Single by Lady Bird feat. Son'i (from Popteen)
- Released: February 25, 2009
- Genre: Dance J-pop
- Length: 30 min
- Label: BMG Japan
- Songwriters: DJ Ten & Kazuhisa Hirota

= Sweet Song =

"Sweet Song" is a single released in early 2009 by "Lady Bird feat. Son'i (from Popteen)"; Lady Bird, a dance music duo consisting of DJ Ten and producer Kazuhisa Hirota, and fashion model Wei Son.

==Background==
The main track "Sweet Song" had been a popular song in the Shibuya club scene and originally performed by another singer in Club Atom, a disco where DJ Ten had been scratching.
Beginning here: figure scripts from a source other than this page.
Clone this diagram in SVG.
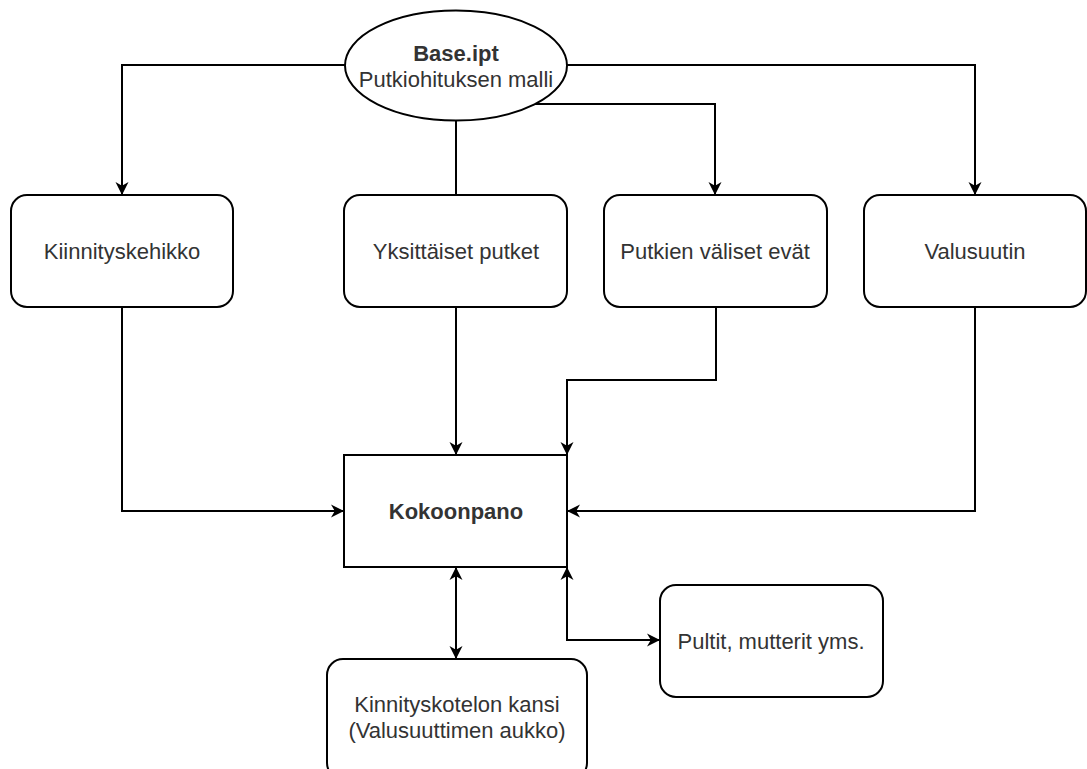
<svg xmlns="http://www.w3.org/2000/svg" width="1087" height="769" viewBox="0 0 1087 769">
<style>
.node{fill:#fff;stroke:#000;stroke-width:2}
.lbl{font-family:"Liberation Sans",Arial,sans-serif;font-size:22px;fill:#333;text-anchor:middle}
.b{font-weight:bold}
.edge{fill:none;stroke:#000;stroke-width:2}
</style>
<defs>
<marker id="arr" markerUnits="userSpaceOnUse" markerWidth="16" markerHeight="16" viewBox="0 0 16 16" refX="13" refY="8" orient="auto-start-reverse">
<path d="M0,1.5 L13,8 L0,14.5 L3.8,8 Z" fill="#000"/>
</marker>
</defs>
<rect width="1087" height="769" fill="#fff"/>
<g id="connectors">
<path class="edge" d="M345,65 H122 V195" marker-end="url(#arr)"/>
<path class="edge" d="M567,65 H975 V195" marker-end="url(#arr)"/>
<path class="edge" d="M535,104 H715 V195" marker-end="url(#arr)"/>
<path class="edge" d="M456,121 V195"/>
<path class="edge" d="M456,307 V455" marker-end="url(#arr)"/>
<path class="edge" d="M716,307 V380 H567 V455" marker-end="url(#arr)"/>
<path class="edge" d="M122,307 V511 H344" marker-end="url(#arr)"/>
<path class="edge" d="M975,307 V511 H567" marker-end="url(#arr)"/>
<path class="edge" d="M456,567 V659" marker-start="url(#arr)" marker-end="url(#arr)"/>
<path class="edge" d="M567,567 V640 H660" marker-start="url(#arr)" marker-end="url(#arr)"/>
</g>
<g id="base">
<ellipse class="node" cx="456" cy="65.5" rx="111" ry="55"/>
<text class="lbl b" x="456" y="61">Base.ipt</text>
<text class="lbl" x="456" y="87">Putkiohituksen malli</text>
</g>
<g id="kiinnityskehikko">
<rect class="node" x="11" y="195" width="222" height="112" rx="16"/>
<text class="lbl" x="122" y="259">Kiinnityskehikko</text>
</g>
<g id="yksittaiset">
<rect class="node" x="344" y="195" width="223" height="112" rx="16"/>
<text class="lbl" x="456" y="259">Yksittäiset putket</text>
</g>
<g id="evat">
<rect class="node" x="604" y="195" width="223" height="112" rx="16"/>
<text class="lbl" x="715" y="259">Putkien väliset evät</text>
</g>
<g id="valusuutin">
<rect class="node" x="864" y="195" width="222" height="112" rx="16"/>
<text class="lbl" x="975" y="259">Valusuutin</text>
</g>
<g id="kokoonpano">
<rect class="node" x="344" y="455" width="223" height="112"/>
<text class="lbl b" x="456" y="519">Kokoonpano</text>
</g>
<g id="pultit">
<rect class="node" x="660" y="585" width="223" height="112" rx="16"/>
<text class="lbl" x="771" y="649">Pultit, mutterit yms.</text>
</g>
<g id="kansi">
<rect class="node" x="327" y="659" width="260" height="120" rx="16"/>
<text class="lbl" x="457" y="712">Kinnityskotelon kansi</text>
<text class="lbl" x="457" y="738">(Valusuuttimen aukko)</text>
</g>
</svg>
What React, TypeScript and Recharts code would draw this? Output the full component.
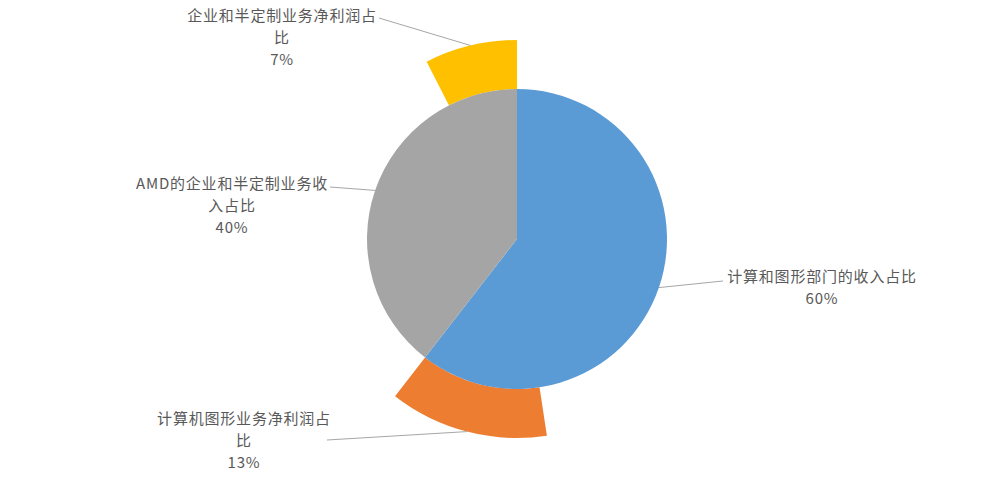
import { PieChart, Pie, Cell } from 'recharts';

// inner pie: revenue split
const revenueNames = ['计算和图形部门的收入占比', 'AMD的企业和半定制业务收入占比'];
const revenueValues = [60.5, 39.5];
const revenueLabels = ['60%', '40%'];
const revenueColors = ['#5b9bd5', '#a5a5a5'];

// outer ring: net profit share, sitting inside each revenue slice
const profitNames = ['计算机图形业务净利润占比', '企业和半定制业务净利润占比'];
const profitValues = [12.9, 7.5];
const profitLabels = ['13%', '7%'];
const profitColors = ['#ed7d31', '#ffc000'];

const innerData = revenueNames.map((name, i) => ({ name, value: revenueValues[i] }));

// orange ends where the blue slice ends; yellow ends where the grey slice ends
const outerData = [
  { name: 'gap1', value: revenueValues[0] - profitValues[0] },
  { name: profitNames[0], value: profitValues[0] },
  { name: 'gap2', value: revenueValues[1] - profitValues[1] },
  { name: profitNames[1], value: profitValues[1] },
];
const outerColors = ['transparent', profitColors[0], 'transparent', profitColors[1]];

// wrapped label text and where the leader line ends
const labelLayout: Record<string, { lines: string[]; x: number; y: number; lx: number; ly: number }> = {
  [revenueNames[0]]: { lines: ['计算和图形部门的收入占比', revenueLabels[0]], x: 822, y: 282, lx: 723, ly: 281 },
  [revenueNames[1]]: { lines: ['AMD的企业和半定制业务收', '入占比', revenueLabels[1]], x: 232, y: 189, lx: 330, ly: 187 },
  [profitNames[0]]: { lines: ['计算机图形业务净利润占', '比', profitLabels[0]], x: 244, y: 424, lx: 327, ly: 440 },
  [profitNames[1]]: { lines: ['企业和半定制业务净利润占', '比', profitLabels[1]], x: 282, y: 21, lx: 379, ly: 18 },
};

const RADIAN = Math.PI / 180;

const renderLabel = (props: any) => {
  const { cx, cy, midAngle, outerRadius, name } = props;
  const layout = labelLayout[name];
  if (!layout) return null;
  const sx = cx + outerRadius * Math.cos(-midAngle * RADIAN);
  const sy = cy + outerRadius * Math.sin(-midAngle * RADIAN);
  return (
    <g>
      <line x1={sx} y1={sy} x2={layout.lx} y2={layout.ly} stroke="#a6a6a6" strokeWidth={1} />
      <text
        x={layout.x}
        y={layout.y}
        textAnchor="middle"
        fill="#595959"
        fontSize={15}
        letterSpacing={0.8}
        fontFamily="'Noto Sans CJK SC', 'Noto Sans', sans-serif"
      >
        {layout.lines.map((line, i) => (
          <tspan key={i} x={layout.x} dy={i === 0 ? 0 : 22}>
            {line}
          </tspan>
        ))}
      </text>
    </g>
  );
};

export default function App() {
  return (
    <div style={{ position: 'fixed', left: 0, top: 0, width: 1000, height: 485, background: '#ffffff' }}>
      <PieChart width={1000} height={485} margin={{ top: 0, right: 0, bottom: 0, left: 0 }}>
        <Pie
          data={outerData}
          dataKey="value"
          cx={517}
          cy={239}
          innerRadius={150}
          outerRadius={199}
          startAngle={90}
          endAngle={-270}
          stroke="none"
          label={renderLabel}
          labelLine={false}
          isAnimationActive={false}
        >
          {outerData.map((d, i) => (
            <Cell key={d.name} fill={outerColors[i]} />
          ))}
        </Pie>
        <Pie
          data={innerData}
          dataKey="value"
          cx={517}
          cy={239}
          outerRadius={150}
          startAngle={90}
          endAngle={-270}
          stroke="none"
          label={renderLabel}
          labelLine={false}
          isAnimationActive={false}
        >
          {innerData.map((d, i) => (
            <Cell key={d.name} fill={revenueColors[i]} />
          ))}
        </Pie>
      </PieChart>
    </div>
  );
}
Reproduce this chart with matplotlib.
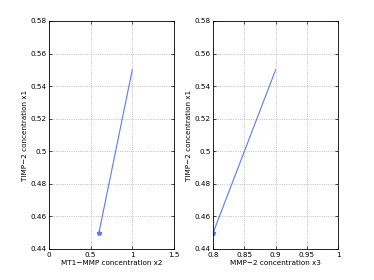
import matplotlib
matplotlib.use("Agg")
import matplotlib.pyplot as plt

x2 = [0.6, 1.0]
x1_left = [0.45, 0.55]
x3 = [0.8, 0.9]
x1_right = [0.45, 0.55]

left_xticks = [0, 0.5, 1, 1.5]
left_xlabels = ["0", "0.5", "1", "1.5"]
right_xticks = [0.8, 0.85, 0.9, 0.95, 1]
right_xlabels = ["0.8", "0.85", "0.9", "0.95", "1"]
yticks = [0.44, 0.46, 0.48, 0.5, 0.52, 0.54, 0.56, 0.58]
ylabels = ["0.44", "0.46", "0.48", "0.5", "0.52", "0.54", "0.56", "0.58"]

fig = plt.figure(figsize=(3.74, 2.8), dpi=100)
fs = 5.2
line_color = "#5a78ff"

def setup(ax, xs, ys, xticks, xlabels, xlim, xlabel):
    ax.plot(xs, ys, color=line_color, lw=0.8)
    ax.plot(xs[0], ys[0], marker="*", color=line_color, ms=3.5, lw=0)
    ax.set_xlim(*xlim)
    ax.set_ylim(0.44, 0.58)
    ax.set_xticks(xticks)
    ax.set_xticklabels(xlabels)
    ax.set_yticks(yticks)
    ax.set_yticklabels(ylabels)
    ax.tick_params(labelsize=fs, direction="in", length=2, width=0.5,
                   top=True, right=True)
    ax.tick_params(axis="x", pad=2.5)
    ax.tick_params(axis="y", pad=1.5)
    ax.grid(True, linestyle=":", color="#aaaaaa", linewidth=0.6)
    for s in ax.spines.values():
        s.set_linewidth(0.6)
    ax.set_xlabel(xlabel, fontsize=fs, labelpad=1)
    ax.set_ylabel("TIMP\u22122 concentration x1", fontsize=fs, labelpad=2)

ax1 = fig.add_axes([0.131, 0.111, 0.334, 0.814])
setup(ax1, x2, x1_left, left_xticks, left_xlabels, (0, 1.5), "MT1\u2212MMP concentration x2")
ax2 = fig.add_axes([0.570, 0.111, 0.334, 0.814])
setup(ax2, x3, x1_right, right_xticks, right_xlabels, (0.8, 1.0), "MMP\u22122 concentration x3")

fig.savefig("out.png", dpi=100)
DJ Ten and Kazuhisa Hirota formed Lady Bird in late 2007 and auditioned many female vocalists for "Sweet Song"'s major release, before meeting Wei Son, a fashion model who had appeared on the Popteen magazine.

==Releases==
Lady Bird and Wei Son first released "Sweet Song" as a chaku-uta (ringtone song) on December 1, 2008 with the name "Sweet Song feat. XXX (from Popteen)". "Sweet Song feat. XXX (from Popteen)" reached the top-20 on the Dwango chaku-uta chart by December 26, 2008, before the singer's name was revealed to be Son'i (Wei Son).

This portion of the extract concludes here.